• **Task material**
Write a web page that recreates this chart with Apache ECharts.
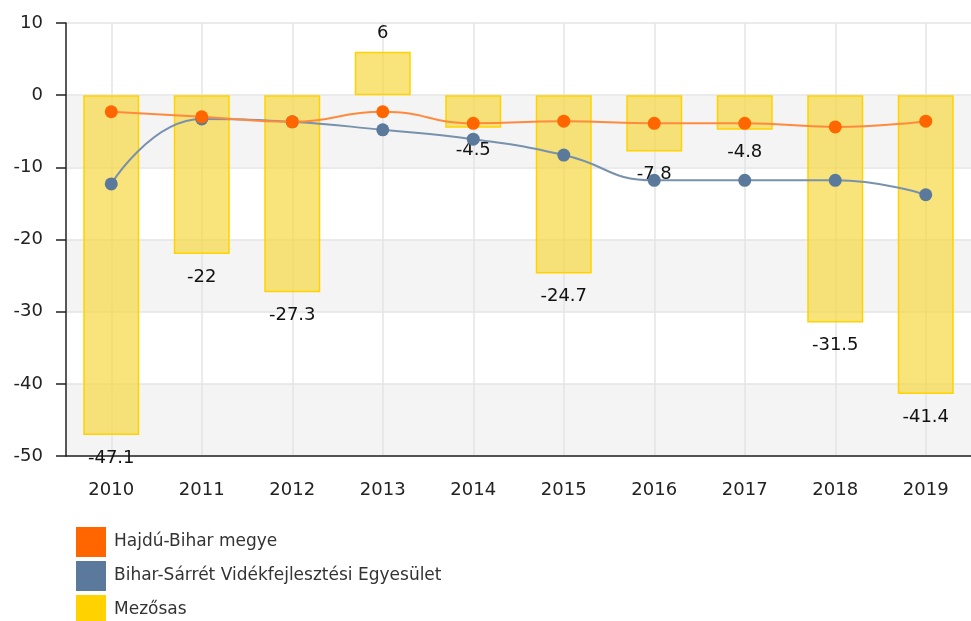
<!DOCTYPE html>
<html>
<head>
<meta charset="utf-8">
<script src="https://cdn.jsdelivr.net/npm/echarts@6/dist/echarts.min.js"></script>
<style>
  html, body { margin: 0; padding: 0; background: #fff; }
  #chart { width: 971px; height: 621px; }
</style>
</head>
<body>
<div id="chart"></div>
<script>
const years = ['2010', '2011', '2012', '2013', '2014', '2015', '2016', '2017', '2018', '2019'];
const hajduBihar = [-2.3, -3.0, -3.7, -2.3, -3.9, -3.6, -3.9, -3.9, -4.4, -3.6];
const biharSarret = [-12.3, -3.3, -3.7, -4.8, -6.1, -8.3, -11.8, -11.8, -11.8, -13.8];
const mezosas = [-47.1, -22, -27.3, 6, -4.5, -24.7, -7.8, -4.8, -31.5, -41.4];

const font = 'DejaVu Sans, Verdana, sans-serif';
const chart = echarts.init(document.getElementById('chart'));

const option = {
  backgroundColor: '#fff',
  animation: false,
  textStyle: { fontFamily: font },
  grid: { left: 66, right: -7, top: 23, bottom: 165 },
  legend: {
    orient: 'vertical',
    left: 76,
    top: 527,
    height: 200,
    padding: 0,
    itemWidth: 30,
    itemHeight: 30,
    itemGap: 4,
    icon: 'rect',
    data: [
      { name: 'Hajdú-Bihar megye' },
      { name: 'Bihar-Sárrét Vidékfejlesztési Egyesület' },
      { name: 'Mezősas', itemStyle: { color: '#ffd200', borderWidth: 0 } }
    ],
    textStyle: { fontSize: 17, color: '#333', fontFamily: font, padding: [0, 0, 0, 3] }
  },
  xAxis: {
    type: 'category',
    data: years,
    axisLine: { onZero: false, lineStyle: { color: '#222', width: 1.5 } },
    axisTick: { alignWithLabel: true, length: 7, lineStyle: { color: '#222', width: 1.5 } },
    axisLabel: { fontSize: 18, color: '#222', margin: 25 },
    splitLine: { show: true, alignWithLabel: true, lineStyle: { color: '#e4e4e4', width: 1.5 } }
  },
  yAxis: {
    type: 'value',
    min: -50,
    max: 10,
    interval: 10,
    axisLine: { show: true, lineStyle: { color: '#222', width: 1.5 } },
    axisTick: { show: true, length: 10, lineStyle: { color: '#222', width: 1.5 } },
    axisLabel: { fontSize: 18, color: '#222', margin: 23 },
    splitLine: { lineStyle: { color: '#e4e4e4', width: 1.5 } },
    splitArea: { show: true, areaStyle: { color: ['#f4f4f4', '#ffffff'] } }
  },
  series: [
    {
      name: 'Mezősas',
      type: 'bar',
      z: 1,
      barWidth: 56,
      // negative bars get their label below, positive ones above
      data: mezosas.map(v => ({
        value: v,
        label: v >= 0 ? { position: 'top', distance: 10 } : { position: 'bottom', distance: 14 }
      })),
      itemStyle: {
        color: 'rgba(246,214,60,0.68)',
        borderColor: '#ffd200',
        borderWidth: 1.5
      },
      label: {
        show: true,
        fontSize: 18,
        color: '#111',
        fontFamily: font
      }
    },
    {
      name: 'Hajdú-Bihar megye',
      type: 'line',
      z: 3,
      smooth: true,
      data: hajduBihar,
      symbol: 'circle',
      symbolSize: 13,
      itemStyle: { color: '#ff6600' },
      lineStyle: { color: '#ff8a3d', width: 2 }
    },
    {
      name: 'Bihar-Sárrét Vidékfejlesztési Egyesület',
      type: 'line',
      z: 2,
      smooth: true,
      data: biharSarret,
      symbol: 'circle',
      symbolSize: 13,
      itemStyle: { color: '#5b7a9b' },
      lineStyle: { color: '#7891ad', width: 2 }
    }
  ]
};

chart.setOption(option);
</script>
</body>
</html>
...
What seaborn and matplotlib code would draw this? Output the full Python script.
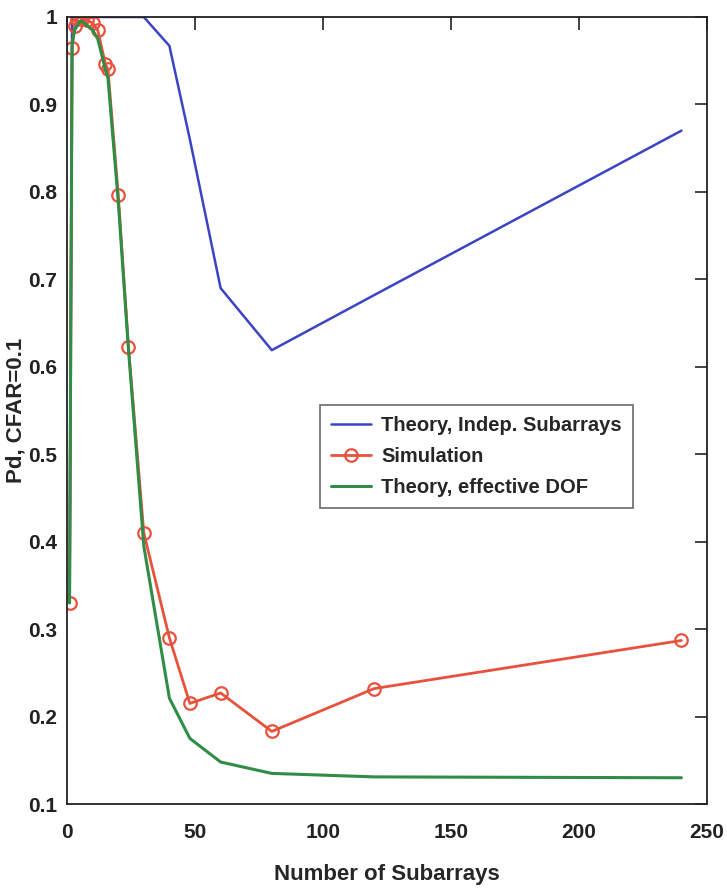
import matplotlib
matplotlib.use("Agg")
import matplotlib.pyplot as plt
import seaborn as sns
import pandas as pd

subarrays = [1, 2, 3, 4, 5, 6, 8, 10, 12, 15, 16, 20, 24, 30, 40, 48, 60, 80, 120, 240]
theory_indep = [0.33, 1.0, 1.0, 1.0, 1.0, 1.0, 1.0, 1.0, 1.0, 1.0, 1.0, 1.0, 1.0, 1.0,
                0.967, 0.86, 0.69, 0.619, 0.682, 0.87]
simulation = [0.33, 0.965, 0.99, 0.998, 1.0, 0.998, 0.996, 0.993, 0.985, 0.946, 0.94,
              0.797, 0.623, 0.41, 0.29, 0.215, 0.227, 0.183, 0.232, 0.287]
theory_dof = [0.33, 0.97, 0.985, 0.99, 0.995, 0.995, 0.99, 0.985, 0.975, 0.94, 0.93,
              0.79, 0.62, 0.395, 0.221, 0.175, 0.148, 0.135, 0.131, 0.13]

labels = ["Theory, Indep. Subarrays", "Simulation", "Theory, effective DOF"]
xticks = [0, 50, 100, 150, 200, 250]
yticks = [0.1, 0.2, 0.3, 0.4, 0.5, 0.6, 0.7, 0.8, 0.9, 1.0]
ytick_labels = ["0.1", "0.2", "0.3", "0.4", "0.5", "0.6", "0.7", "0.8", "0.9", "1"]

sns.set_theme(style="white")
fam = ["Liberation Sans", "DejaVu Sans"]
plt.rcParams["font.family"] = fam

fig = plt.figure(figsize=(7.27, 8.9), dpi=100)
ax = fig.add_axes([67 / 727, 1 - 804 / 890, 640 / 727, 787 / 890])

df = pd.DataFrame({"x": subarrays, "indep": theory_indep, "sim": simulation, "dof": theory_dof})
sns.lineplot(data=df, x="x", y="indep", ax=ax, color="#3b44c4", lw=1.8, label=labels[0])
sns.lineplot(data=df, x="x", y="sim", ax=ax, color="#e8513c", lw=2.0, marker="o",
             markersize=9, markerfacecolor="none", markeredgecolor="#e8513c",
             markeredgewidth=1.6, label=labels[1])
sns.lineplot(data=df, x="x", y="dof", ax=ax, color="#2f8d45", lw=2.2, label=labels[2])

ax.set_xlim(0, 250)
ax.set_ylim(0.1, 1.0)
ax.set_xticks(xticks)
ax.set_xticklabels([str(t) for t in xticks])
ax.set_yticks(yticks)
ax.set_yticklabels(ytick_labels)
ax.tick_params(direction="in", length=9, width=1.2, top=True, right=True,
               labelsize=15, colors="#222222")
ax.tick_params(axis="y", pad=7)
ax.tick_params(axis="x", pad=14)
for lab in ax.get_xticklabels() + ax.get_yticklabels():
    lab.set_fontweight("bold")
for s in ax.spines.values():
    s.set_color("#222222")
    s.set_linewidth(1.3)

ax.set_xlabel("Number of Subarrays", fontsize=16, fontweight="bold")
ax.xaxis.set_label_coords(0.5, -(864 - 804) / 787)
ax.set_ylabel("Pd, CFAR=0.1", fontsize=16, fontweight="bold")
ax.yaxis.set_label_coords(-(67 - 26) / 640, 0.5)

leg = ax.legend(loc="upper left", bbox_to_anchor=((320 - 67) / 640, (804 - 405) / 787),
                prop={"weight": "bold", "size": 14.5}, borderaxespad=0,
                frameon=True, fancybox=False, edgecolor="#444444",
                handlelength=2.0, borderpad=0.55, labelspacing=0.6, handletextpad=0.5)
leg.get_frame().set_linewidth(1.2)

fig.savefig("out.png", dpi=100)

• **Challenge**
Reproduce exactly the section that begins with the line containing "Write a web" and ends with the line containing "const chart = echarts.init(document.getElementById('chart'));". Both boundary lines belong in the copy, but pictures do not.

• **Task answer**
Write a web page that recreates this chart with Apache ECharts.
<!DOCTYPE html>
<html>
<head>
<meta charset="utf-8">
<script src="https://cdn.jsdelivr.net/npm/echarts@6/dist/echarts.min.js"></script>
<style>
  html, body { margin: 0; padding: 0; background: #fff; }
  #chart { width: 971px; height: 621px; }
</style>
</head>
<body>
<div id="chart"></div>
<script>
const years = ['2010', '2011', '2012', '2013', '2014', '2015', '2016', '2017', '2018', '2019'];
const hajduBihar = [-2.3, -3.0, -3.7, -2.3, -3.9, -3.6, -3.9, -3.9, -4.4, -3.6];
const biharSarret = [-12.3, -3.3, -3.7, -4.8, -6.1, -8.3, -11.8, -11.8, -11.8, -13.8];
const mezosas = [-47.1, -22, -27.3, 6, -4.5, -24.7, -7.8, -4.8, -31.5, -41.4];

const font = 'DejaVu Sans, Verdana, sans-serif';
const chart = echarts.init(document.getElementById('chart'));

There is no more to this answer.